Any such unity is wont to break down in adversity, with other countries - and in particular their media -- blaming whichever is seen as most to blame. The England vs. Celts fault-line which emerged in 2005 is among the more predictable, but far from the only one. There is little doubt which country would have got the blame had Warren Gatland's final Test selection on the tour of Australia in 2013 been unsuccessful.
The failure of 2005 led to some frankly unfair revisionist takes on England's World Cup triumph in 2003, with suggestions that Woodward had simply got lucky with the players at his disposal, and any half-decent coach might have won it. This was patently unfair -- a personal view remains that his influence was more decisive than that of any one player, brilliantly accomplished group though they were. But it was a sad and disappointing conclusion to a genuinely brilliant coaching career.
Combined with the miserable experience of 2001 in Australia, it might have jeopardised the Lions as an entity. One thing above all else saved it long enough for the 2009 team in South Africa, even though it lost the series, to restore credibility.
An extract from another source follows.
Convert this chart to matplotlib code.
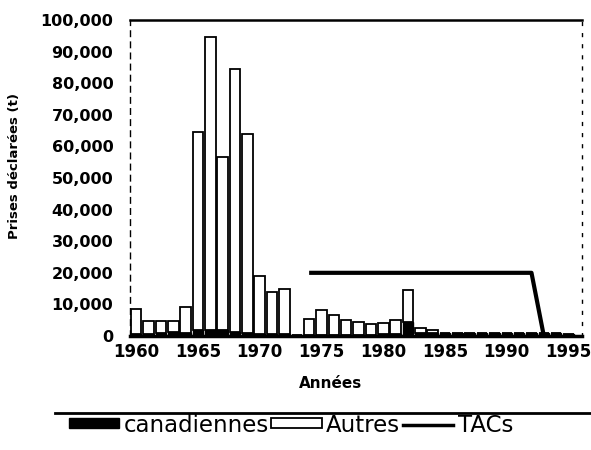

It certainly helps that players still want to play for the Lions, but what matters most of all is that fans want to come to see them play. And, for the southern unions which host them and cast ever-warier eyes on the riches of the game in France and England, that means money. And nothing talks louder than that in the modern game. So long as the Lions continue to pack the crowds in, bringing that hugely welcome once-in-12-years bonus to the coffers of the host unions, their future is secure.